● Dataset content:

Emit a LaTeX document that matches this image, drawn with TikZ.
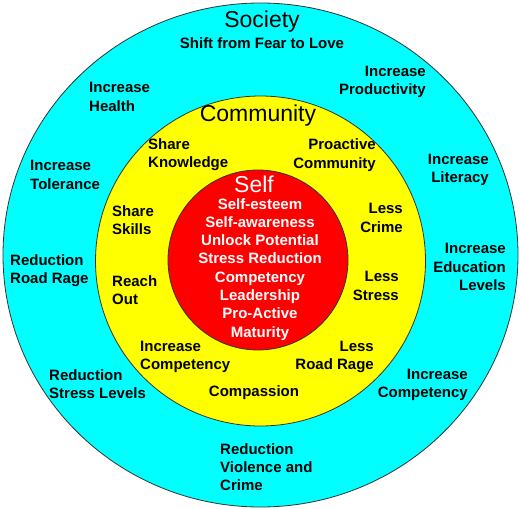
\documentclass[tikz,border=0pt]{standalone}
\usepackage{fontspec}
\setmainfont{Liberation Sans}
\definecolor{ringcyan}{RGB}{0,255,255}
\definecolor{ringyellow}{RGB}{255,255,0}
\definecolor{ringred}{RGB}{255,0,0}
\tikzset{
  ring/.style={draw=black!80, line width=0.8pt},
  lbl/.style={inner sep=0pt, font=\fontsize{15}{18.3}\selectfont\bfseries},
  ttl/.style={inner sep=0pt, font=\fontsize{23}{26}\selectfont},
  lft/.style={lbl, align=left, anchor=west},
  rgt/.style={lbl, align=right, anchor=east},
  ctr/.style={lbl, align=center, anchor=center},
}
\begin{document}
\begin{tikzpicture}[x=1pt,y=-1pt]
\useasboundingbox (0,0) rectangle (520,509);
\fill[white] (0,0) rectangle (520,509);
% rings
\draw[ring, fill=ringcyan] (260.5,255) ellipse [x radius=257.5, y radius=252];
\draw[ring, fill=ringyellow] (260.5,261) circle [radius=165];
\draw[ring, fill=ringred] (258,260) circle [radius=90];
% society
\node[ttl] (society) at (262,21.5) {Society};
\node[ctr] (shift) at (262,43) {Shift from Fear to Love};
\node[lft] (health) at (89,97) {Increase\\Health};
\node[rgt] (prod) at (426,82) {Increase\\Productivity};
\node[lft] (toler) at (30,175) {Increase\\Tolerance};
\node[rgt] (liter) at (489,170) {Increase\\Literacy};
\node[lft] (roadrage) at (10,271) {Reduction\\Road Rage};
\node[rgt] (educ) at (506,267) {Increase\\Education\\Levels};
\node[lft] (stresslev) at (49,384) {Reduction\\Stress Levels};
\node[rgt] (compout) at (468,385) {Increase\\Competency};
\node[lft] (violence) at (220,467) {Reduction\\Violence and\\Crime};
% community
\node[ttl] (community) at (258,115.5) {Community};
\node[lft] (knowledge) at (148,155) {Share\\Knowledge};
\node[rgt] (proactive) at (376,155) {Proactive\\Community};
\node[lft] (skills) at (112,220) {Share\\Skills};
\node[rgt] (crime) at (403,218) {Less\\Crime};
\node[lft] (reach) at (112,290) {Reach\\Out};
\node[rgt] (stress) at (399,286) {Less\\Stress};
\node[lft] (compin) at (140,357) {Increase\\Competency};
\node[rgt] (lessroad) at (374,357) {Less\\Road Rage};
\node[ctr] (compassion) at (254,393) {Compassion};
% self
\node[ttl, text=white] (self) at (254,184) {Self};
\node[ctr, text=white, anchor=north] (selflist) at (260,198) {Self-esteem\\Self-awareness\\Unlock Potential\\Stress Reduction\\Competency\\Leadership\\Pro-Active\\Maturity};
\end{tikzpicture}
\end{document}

● Work to do: Go through the listing above and quote it exactly, apart from its images.

● Exercise answer:
Emit a LaTeX document that matches this image, drawn with TikZ.
\documentclass[tikz,border=0pt]{standalone}
\usepackage{fontspec}
\setmainfont{Liberation Sans}
\definecolor{ringcyan}{RGB}{0,255,255}
\definecolor{ringyellow}{RGB}{255,255,0}
\definecolor{ringred}{RGB}{255,0,0}
\tikzset{
  ring/.style={draw=black!80, line width=0.8pt},
  lbl/.style={inner sep=0pt, font=\fontsize{15}{18.3}\selectfont\bfseries},
  ttl/.style={inner sep=0pt, font=\fontsize{23}{26}\selectfont},
  lft/.style={lbl, align=left, anchor=west},
  rgt/.style={lbl, align=right, anchor=east},
  ctr/.style={lbl, align=center, anchor=center},
}
\begin{document}
\begin{tikzpicture}[x=1pt,y=-1pt]
\useasboundingbox (0,0) rectangle (520,509);
\fill[white] (0,0) rectangle (520,509);
% rings
\draw[ring, fill=ringcyan] (260.5,255) ellipse [x radius=257.5, y radius=252];
\draw[ring, fill=ringyellow] (260.5,261) circle [radius=165];
\draw[ring, fill=ringred] (258,260) circle [radius=90];
% society
\node[ttl] (society) at (262,21.5) {Society};
\node[ctr] (shift) at (262,43) {Shift from Fear to Love};
\node[lft] (health) at (89,97) {Increase\\Health};
\node[rgt] (prod) at (426,82) {Increase\\Productivity};
\node[lft] (toler) at (30,175) {Increase\\Tolerance};
\node[rgt] (liter) at (489,170) {Increase\\Literacy};
\node[lft] (roadrage) at (10,271) {Reduction\\Road Rage};
\node[rgt] (educ) at (506,267) {Increase\\Education\\Levels};
\node[lft] (stresslev) at (49,384) {Reduction\\Stress Levels};
\node[rgt] (compout) at (468,385) {Increase\\Competency};
\node[lft] (violence) at (220,467) {Reduction\\Violence and\\Crime};
% community
\node[ttl] (community) at (258,115.5) {Community};
\node[lft] (knowledge) at (148,155) {Share\\Knowledge};
\node[rgt] (proactive) at (376,155) {Proactive\\Community};
\node[lft] (skills) at (112,220) {Share\\Skills};
\node[rgt] (crime) at (403,218) {Less\\Crime};
\node[lft] (reach) at (112,290) {Reach\\Out};
\node[rgt] (stress) at (399,286) {Less\\Stress};
\node[lft] (compin) at (140,357) {Increase\\Competency};
\node[rgt] (lessroad) at (374,357) {Less\\Road Rage};
\node[ctr] (compassion) at (254,393) {Compassion};
% self
\node[ttl, text=white] (self) at (254,184) {Self};
\node[ctr, text=white, anchor=north] (selflist) at (260,198) {Self-esteem\\Self-awareness\\Unlock Potential\\Stress Reduction\\Competency\\Leadership\\Pro-Active\\Maturity};
\end{tikzpicture}
\end{document}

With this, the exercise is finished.